Forum Moderators: phranque
Also, in the U.S., the telecom deregulation act's attempt to foster competition has instead meant that companies are extremely reluctant to build infrastructure which they must then share with competitors. Here in Washington, the only reliable DSL is through Verizon the incumbent local Bell monopoly, and to get a cable modem you'll generally be talking to the incumbent local cable monopolies, Comcast/Cox/Cablevision. And I'm not paying $60 a month for Internet access.
"In its June newsletter, Enron priced an OC-3 from New York City to Los Angeles, for July delivery, at $29,587 per month. By mid-July, the price was down to $16,437 a month for September delivery, and an amazing $1,879 per month for delivery in January 2002.
Russ Matulich, VP sales for the trading and consulting firm RateXchange said the low prices were not an anomaly. "We are seeing that price compression across the board. We are seeing a general, aggressive decline in bandwidth pricing in all major routes, worldwide.
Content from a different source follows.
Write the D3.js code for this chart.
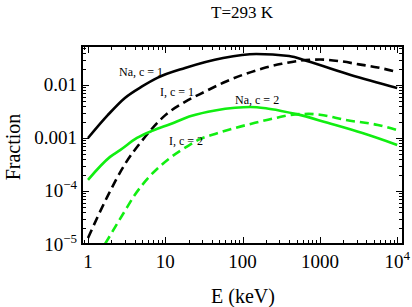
<!doctype html>
<html lang="en">
<head>
<meta charset="utf-8">
<title>T=293 K</title>
<script src="https://d3js.org/d3.v7.min.js"></script>
<style>
  body { margin: 0; background: #fff; }
  text { font-family: "Liberation Serif", "DejaVu Serif", serif; fill: #000; }
</style>
</head>
<body>
<svg id="chart" width="412" height="307"></svg>
<script>
// values (E in keV, fraction)
var naC1Energy = [1, 1.8, 3, 5, 8, 18, 56, 150, 400, 680, 2500, 10000];
var naC1Fraction = [1.0e-3, 2.7e-3, 5.7e-3, 9.4e-3, 0.0138, 0.021, 0.0324, 0.0385, 0.0352, 0.0284, 0.0155, 0.0088];

var iC1Energy = [1, 1.8, 3, 5, 10, 18, 32, 56, 100, 180, 320, 560, 1000, 1800, 3200, 5600, 10000];
var iC1Fraction = [1.3e-5, 8.1e-5, 3.2e-4, 8.9e-4, 2.7e-3, 4.8e-3, 7.4e-3, 0.011, 0.0155, 0.0204, 0.0251, 0.0288, 0.0302, 0.0282, 0.0245, 0.0214, 0.0176];

var naC2Energy = [1, 1.93, 2.6, 4.3, 6.9, 11.5, 22, 44, 80, 125, 200, 316, 500, 1260, 3550, 10000];
var naC2Fraction = [1.62e-4, 4.4e-4, 5.9e-4, 1.0e-3, 1.38e-3, 1.82e-3, 2.63e-3, 3.31e-3, 3.72e-3, 3.85e-3, 3.63e-3, 3.24e-3, 2.82e-3, 1.93e-3, 1.24e-3, 7.4e-4];

var iC2Energy = [1.66, 3.0, 4.0, 6.3, 11.5, 20, 28, 44, 80, 145, 263, 480, 710, 1000, 2140, 5620, 10000];
var iC2Fraction = [1.0e-5, 4.2e-5, 8.3e-5, 1.9e-4, 4.2e-4, 7.2e-4, 9.5e-4, 1.19e-3, 1.55e-3, 1.93e-3, 2.37e-3, 2.79e-3, 2.85e-3, 2.75e-3, 2.19e-3, 1.76e-3, 1.41e-3];

var curveNames = ["Na, c = 1", "I, c = 1", "Na, c = 2", "I, c = 2"];
var labelEnergy = [4.85, 14.2, 154, 18.5];
var labelFraction = [0.0148, 0.0062, 0.00439, 7.4e-4];

var xTickLabels = ["1", "10", "100", "1000", "10^4"];
var yTickLabels = ["0.01", "0.001", "10^-4", "10^-5"];

var svg = d3.select("#chart");
var plotLeft = 82, plotRight = 403, plotTop = 46, plotBottom = 244;

var x = d3.scaleLog().domain([0.836, 11890]).range([plotLeft, plotRight]);
var y = d3.scaleLog().domain([1e-5, 0.0544]).range([plotBottom, plotTop]);

svg.append("clipPath").attr("id", "plotClip")
  .append("rect")
  .attr("x", plotLeft).attr("y", plotTop)
  .attr("width", plotRight - plotLeft).attr("height", plotBottom - plotTop);

var green = "#11ee11";
var series = [
  { e: naC1Energy, f: naC1Fraction, color: "#000", dash: null },
  { e: iC1Energy, f: iC1Fraction, color: "#000", dash: "9,5" },
  { e: naC2Energy, f: naC2Fraction, color: green, dash: null },
  { e: iC2Energy, f: iC2Fraction, color: green, dash: "9,5" }
];

var line = d3.line()
  .x(function(d) { return x(d[0]); })
  .y(function(d) { return y(d[1]); })
  .curve(d3.curveMonotoneX);

svg.append("g")
  .attr("clip-path", "url(#plotClip)")
  .selectAll("path")
  .data(series)
  .enter()
  .append("path")
    .attr("d", function(s) { return line(d3.zip(s.e, s.f)); })
    .attr("fill", "none")
    .attr("stroke", function(s) { return s.color; })
    .attr("stroke-width", 2.6)
    .attr("stroke-dasharray", function(s) { return s.dash; });

// ticks inside the frame, on all four sides
function isMajor(v) {
  var l = Math.log10(v);
  return Math.abs(l - Math.round(l)) < 1e-9;
}
var ticks = svg.append("g").attr("stroke", "#000").attr("stroke-width", 1);
x.ticks().forEach(function(v) {
  var len = isMajor(v) ? 7 : 4;
  var px = Math.round(x(v)) + 0.5;
  ticks.append("line").attr("x1", px).attr("x2", px).attr("y1", plotBottom).attr("y2", plotBottom - len);
  ticks.append("line").attr("x1", px).attr("x2", px).attr("y1", plotTop).attr("y2", plotTop + len);
});
y.ticks().forEach(function(v) {
  var len = isMajor(v) ? 7 : 4;
  var py = Math.round(y(v)) + 0.5;
  ticks.append("line").attr("x1", plotLeft).attr("x2", plotLeft + len).attr("y1", py).attr("y2", py);
  ticks.append("line").attr("x1", plotRight).attr("x2", plotRight - len).attr("y1", py).attr("y2", py);
});

svg.append("rect")
  .attr("x", plotLeft).attr("y", plotTop)
  .attr("width", plotRight - plotLeft).attr("height", plotBottom - plotTop)
  .attr("fill", "none").attr("stroke", "#000").attr("stroke-width", 2);

// tick labels, with superscripts written as base^exp
function writeLabel(sel, s) {
  var parts = s.split("^");
  sel.append("tspan").text(parts[0]);
  if (parts.length > 1) {
    sel.append("tspan").attr("font-size", 13).attr("dy", -8)
      .text(parts[1].replace("-", "\u2212"));
  }
}

var xTickValues = [1, 10, 100, 1000, 10000];
xTickValues.forEach(function(v, i) {
  var t = svg.append("text")
    .attr("x", x(v)).attr("y", 268)
    .attr("text-anchor", "middle")
    .attr("font-size", 19);
  writeLabel(t, xTickLabels[i]);
});

var yTickValues = [0.01, 0.001, 1e-4, 1e-5];
yTickValues.forEach(function(v, i) {
  var t = svg.append("text")
    .attr("x", 77).attr("y", y(v) + 6.5)
    .attr("text-anchor", "end")
    .attr("font-size", 19);
  writeLabel(t, yTickLabels[i]);
});

// curve labels
curveNames.forEach(function(name, i) {
  svg.append("text")
    .attr("x", x(labelEnergy[i])).attr("y", y(labelFraction[i]))
    .attr("text-anchor", "middle")
    .attr("font-size", 12)
    .text(name);
});

svg.append("text")
  .attr("x", 242).attr("y", 18)
  .attr("text-anchor", "middle")
  .attr("font-size", 17)
  .text("T=293 K");

svg.append("text")
  .attr("x", 243).attr("y", 303)
  .attr("text-anchor", "middle")
  .attr("font-size", 20)
  .text("E (keV)");

svg.append("text")
  .attr("transform", "translate(20,147) rotate(-90)")
  .attr("text-anchor", "middle")
  .attr("font-size", 20)
  .text("Fraction");
</script>
</body>
</html>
In some cases, the prices are falling 10 to 30 percent month over month."
Source [bcr.com]
Can't find a 2002 source that's from a 3rd party
but the so-called last mile problem-- connecting all this bandwidth to businesses and consumers.
Agree it's a last mile problem, which however should affect more the websurfers and less the website owners - provided their host has a fast connection to a backbone.
Interestingly my (private) flat rate DSL line has no traffic limit, while my site has. I could theoretically be downloading videos 24h/day.
On the end-consumer side, I pay $7.77 monthly for website hosting with 25 gigs of transfer. I pay $29.95 montly for high speed, broadband cable internet service and it's about as fast as the human eye can measure - LOL. Of course, I also use the same cable company for my digital (line) telephone and high def digital TV service, so it's at a discounted rate for each. I feel the expense is very low.